* WORKING DATA *

○ ○ ○

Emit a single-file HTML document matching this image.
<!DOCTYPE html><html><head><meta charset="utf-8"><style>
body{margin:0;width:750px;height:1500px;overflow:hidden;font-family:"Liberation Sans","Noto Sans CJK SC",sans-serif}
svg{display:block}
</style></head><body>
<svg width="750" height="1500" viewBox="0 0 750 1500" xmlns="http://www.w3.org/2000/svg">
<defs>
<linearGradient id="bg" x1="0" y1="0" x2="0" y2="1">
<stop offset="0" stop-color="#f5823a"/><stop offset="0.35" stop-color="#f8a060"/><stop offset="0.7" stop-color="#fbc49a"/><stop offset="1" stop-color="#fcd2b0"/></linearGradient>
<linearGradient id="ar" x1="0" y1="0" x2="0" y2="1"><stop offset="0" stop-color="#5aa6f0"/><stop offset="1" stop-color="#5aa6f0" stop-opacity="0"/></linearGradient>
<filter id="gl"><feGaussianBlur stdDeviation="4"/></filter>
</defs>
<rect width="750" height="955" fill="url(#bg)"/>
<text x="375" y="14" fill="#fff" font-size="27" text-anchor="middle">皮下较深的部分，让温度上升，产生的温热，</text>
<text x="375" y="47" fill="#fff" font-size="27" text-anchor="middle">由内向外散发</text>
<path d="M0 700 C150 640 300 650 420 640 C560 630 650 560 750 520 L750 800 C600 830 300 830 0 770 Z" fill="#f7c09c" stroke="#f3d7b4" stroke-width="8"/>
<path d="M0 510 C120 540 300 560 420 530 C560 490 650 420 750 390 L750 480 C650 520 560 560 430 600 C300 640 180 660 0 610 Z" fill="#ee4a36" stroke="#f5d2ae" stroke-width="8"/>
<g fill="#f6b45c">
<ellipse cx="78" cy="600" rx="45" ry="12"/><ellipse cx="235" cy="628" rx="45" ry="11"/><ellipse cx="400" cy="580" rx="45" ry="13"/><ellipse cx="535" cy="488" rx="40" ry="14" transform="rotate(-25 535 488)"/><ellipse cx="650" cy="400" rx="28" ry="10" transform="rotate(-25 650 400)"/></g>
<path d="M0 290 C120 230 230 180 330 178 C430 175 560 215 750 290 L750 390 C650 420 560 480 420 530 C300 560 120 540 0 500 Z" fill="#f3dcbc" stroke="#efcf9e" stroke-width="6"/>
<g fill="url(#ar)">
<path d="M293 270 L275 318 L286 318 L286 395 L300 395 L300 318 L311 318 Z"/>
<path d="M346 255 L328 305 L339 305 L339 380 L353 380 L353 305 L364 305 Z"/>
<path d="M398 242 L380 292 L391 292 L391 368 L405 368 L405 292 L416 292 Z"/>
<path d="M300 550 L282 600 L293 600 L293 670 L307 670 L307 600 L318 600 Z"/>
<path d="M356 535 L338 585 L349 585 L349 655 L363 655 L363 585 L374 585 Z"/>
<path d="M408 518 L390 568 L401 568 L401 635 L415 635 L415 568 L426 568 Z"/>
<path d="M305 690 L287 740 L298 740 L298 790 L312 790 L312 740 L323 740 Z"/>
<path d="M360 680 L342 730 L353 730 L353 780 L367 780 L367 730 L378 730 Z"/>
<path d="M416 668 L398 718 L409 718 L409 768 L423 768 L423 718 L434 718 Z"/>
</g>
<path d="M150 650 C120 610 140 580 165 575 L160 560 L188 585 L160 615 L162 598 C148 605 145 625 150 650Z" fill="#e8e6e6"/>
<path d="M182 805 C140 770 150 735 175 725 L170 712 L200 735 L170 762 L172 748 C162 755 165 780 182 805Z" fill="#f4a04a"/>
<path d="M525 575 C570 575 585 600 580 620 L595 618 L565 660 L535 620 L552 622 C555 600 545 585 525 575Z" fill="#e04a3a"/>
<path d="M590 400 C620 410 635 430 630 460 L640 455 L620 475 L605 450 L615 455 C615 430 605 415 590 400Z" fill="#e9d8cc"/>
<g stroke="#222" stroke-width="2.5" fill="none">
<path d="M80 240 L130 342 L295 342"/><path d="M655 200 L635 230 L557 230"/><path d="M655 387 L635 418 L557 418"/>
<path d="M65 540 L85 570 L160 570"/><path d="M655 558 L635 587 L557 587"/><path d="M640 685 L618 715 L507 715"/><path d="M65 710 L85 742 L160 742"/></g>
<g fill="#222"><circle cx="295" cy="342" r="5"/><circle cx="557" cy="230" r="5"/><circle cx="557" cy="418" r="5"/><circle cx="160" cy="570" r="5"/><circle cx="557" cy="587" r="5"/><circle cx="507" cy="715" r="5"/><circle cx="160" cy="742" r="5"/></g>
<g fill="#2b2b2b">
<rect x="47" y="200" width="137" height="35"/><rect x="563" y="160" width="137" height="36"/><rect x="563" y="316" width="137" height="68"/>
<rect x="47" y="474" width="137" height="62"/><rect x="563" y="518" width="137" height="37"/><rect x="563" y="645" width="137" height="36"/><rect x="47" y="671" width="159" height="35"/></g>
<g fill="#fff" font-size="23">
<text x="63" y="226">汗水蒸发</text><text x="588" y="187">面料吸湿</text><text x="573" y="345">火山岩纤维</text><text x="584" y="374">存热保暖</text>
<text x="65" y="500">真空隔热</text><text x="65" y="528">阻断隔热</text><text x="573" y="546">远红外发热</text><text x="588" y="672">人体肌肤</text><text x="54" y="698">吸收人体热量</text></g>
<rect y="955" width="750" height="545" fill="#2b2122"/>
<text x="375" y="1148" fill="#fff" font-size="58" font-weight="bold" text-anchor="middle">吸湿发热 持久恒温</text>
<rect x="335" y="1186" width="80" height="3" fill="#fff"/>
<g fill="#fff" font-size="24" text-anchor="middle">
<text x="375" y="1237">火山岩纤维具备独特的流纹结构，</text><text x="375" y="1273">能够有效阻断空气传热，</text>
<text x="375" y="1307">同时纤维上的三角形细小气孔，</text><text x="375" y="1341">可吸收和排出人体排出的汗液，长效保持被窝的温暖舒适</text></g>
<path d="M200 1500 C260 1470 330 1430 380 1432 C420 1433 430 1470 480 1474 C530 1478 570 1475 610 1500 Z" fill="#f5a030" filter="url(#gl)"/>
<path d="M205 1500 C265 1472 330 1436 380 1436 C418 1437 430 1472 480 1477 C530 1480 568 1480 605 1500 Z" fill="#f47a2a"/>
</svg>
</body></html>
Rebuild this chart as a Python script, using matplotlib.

○ ○ ○

* GIVEN INSTRUCTION *
Reproduce each line verbatim.

* EXERCISE ANSWER *
Emit a single-file HTML document matching this image.
<!DOCTYPE html><html><head><meta charset="utf-8"><style>
body{margin:0;width:750px;height:1500px;overflow:hidden;font-family:"Liberation Sans","Noto Sans CJK SC",sans-serif}
svg{display:block}
</style></head><body>
<svg width="750" height="1500" viewBox="0 0 750 1500" xmlns="http://www.w3.org/2000/svg">
<defs>
<linearGradient id="bg" x1="0" y1="0" x2="0" y2="1">
<stop offset="0" stop-color="#f5823a"/><stop offset="0.35" stop-color="#f8a060"/><stop offset="0.7" stop-color="#fbc49a"/><stop offset="1" stop-color="#fcd2b0"/></linearGradient>
<linearGradient id="ar" x1="0" y1="0" x2="0" y2="1"><stop offset="0" stop-color="#5aa6f0"/><stop offset="1" stop-color="#5aa6f0" stop-opacity="0"/></linearGradient>
<filter id="gl"><feGaussianBlur stdDeviation="4"/></filter>
</defs>
<rect width="750" height="955" fill="url(#bg)"/>
<text x="375" y="14" fill="#fff" font-size="27" text-anchor="middle">皮下较深的部分，让温度上升，产生的温热，</text>
<text x="375" y="47" fill="#fff" font-size="27" text-anchor="middle">由内向外散发</text>
<path d="M0 700 C150 640 300 650 420 640 C560 630 650 560 750 520 L750 800 C600 830 300 830 0 770 Z" fill="#f7c09c" stroke="#f3d7b4" stroke-width="8"/>
<path d="M0 510 C120 540 300 560 420 530 C560 490 650 420 750 390 L750 480 C650 520 560 560 430 600 C300 640 180 660 0 610 Z" fill="#ee4a36" stroke="#f5d2ae" stroke-width="8"/>
<g fill="#f6b45c">
<ellipse cx="78" cy="600" rx="45" ry="12"/><ellipse cx="235" cy="628" rx="45" ry="11"/><ellipse cx="400" cy="580" rx="45" ry="13"/><ellipse cx="535" cy="488" rx="40" ry="14" transform="rotate(-25 535 488)"/><ellipse cx="650" cy="400" rx="28" ry="10" transform="rotate(-25 650 400)"/></g>
<path d="M0 290 C120 230 230 180 330 178 C430 175 560 215 750 290 L750 390 C650 420 560 480 420 530 C300 560 120 540 0 500 Z" fill="#f3dcbc" stroke="#efcf9e" stroke-width="6"/>
<g fill="url(#ar)">
<path d="M293 270 L275 318 L286 318 L286 395 L300 395 L300 318 L311 318 Z"/>
<path d="M346 255 L328 305 L339 305 L339 380 L353 380 L353 305 L364 305 Z"/>
<path d="M398 242 L380 292 L391 292 L391 368 L405 368 L405 292 L416 292 Z"/>
<path d="M300 550 L282 600 L293 600 L293 670 L307 670 L307 600 L318 600 Z"/>
<path d="M356 535 L338 585 L349 585 L349 655 L363 655 L363 585 L374 585 Z"/>
<path d="M408 518 L390 568 L401 568 L401 635 L415 635 L415 568 L426 568 Z"/>
<path d="M305 690 L287 740 L298 740 L298 790 L312 790 L312 740 L323 740 Z"/>
<path d="M360 680 L342 730 L353 730 L353 780 L367 780 L367 730 L378 730 Z"/>
<path d="M416 668 L398 718 L409 718 L409 768 L423 768 L423 718 L434 718 Z"/>
</g>
<path d="M150 650 C120 610 140 580 165 575 L160 560 L188 585 L160 615 L162 598 C148 605 145 625 150 650Z" fill="#e8e6e6"/>
<path d="M182 805 C140 770 150 735 175 725 L170 712 L200 735 L170 762 L172 748 C162 755 165 780 182 805Z" fill="#f4a04a"/>
<path d="M525 575 C570 575 585 600 580 620 L595 618 L565 660 L535 620 L552 622 C555 600 545 585 525 575Z" fill="#e04a3a"/>
<path d="M590 400 C620 410 635 430 630 460 L640 455 L620 475 L605 450 L615 455 C615 430 605 415 590 400Z" fill="#e9d8cc"/>
<g stroke="#222" stroke-width="2.5" fill="none">
<path d="M80 240 L130 342 L295 342"/><path d="M655 200 L635 230 L557 230"/><path d="M655 387 L635 418 L557 418"/>
<path d="M65 540 L85 570 L160 570"/><path d="M655 558 L635 587 L557 587"/><path d="M640 685 L618 715 L507 715"/><path d="M65 710 L85 742 L160 742"/></g>
<g fill="#222"><circle cx="295" cy="342" r="5"/><circle cx="557" cy="230" r="5"/><circle cx="557" cy="418" r="5"/><circle cx="160" cy="570" r="5"/><circle cx="557" cy="587" r="5"/><circle cx="507" cy="715" r="5"/><circle cx="160" cy="742" r="5"/></g>
<g fill="#2b2b2b">
<rect x="47" y="200" width="137" height="35"/><rect x="563" y="160" width="137" height="36"/><rect x="563" y="316" width="137" height="68"/>
<rect x="47" y="474" width="137" height="62"/><rect x="563" y="518" width="137" height="37"/><rect x="563" y="645" width="137" height="36"/><rect x="47" y="671" width="159" height="35"/></g>
<g fill="#fff" font-size="23">
<text x="63" y="226">汗水蒸发</text><text x="588" y="187">面料吸湿</text><text x="573" y="345">火山岩纤维</text><text x="584" y="374">存热保暖</text>
<text x="65" y="500">真空隔热</text><text x="65" y="528">阻断隔热</text><text x="573" y="546">远红外发热</text><text x="588" y="672">人体肌肤</text><text x="54" y="698">吸收人体热量</text></g>
<rect y="955" width="750" height="545" fill="#2b2122"/>
<text x="375" y="1148" fill="#fff" font-size="58" font-weight="bold" text-anchor="middle">吸湿发热 持久恒温</text>
<rect x="335" y="1186" width="80" height="3" fill="#fff"/>
<g fill="#fff" font-size="24" text-anchor="middle">
<text x="375" y="1237">火山岩纤维具备独特的流纹结构，</text><text x="375" y="1273">能够有效阻断空气传热，</text>
<text x="375" y="1307">同时纤维上的三角形细小气孔，</text><text x="375" y="1341">可吸收和排出人体排出的汗液，长效保持被窝的温暖舒适</text></g>
<path d="M200 1500 C260 1470 330 1430 380 1432 C420 1433 430 1470 480 1474 C530 1478 570 1475 610 1500 Z" fill="#f5a030" filter="url(#gl)"/>
<path d="M205 1500 C265 1472 330 1436 380 1436 C418 1437 430 1472 480 1477 C530 1480 568 1480 605 1500 Z" fill="#f47a2a"/>
</svg>
</body></html>
Rebuild this chart as a Python script, using matplotlib.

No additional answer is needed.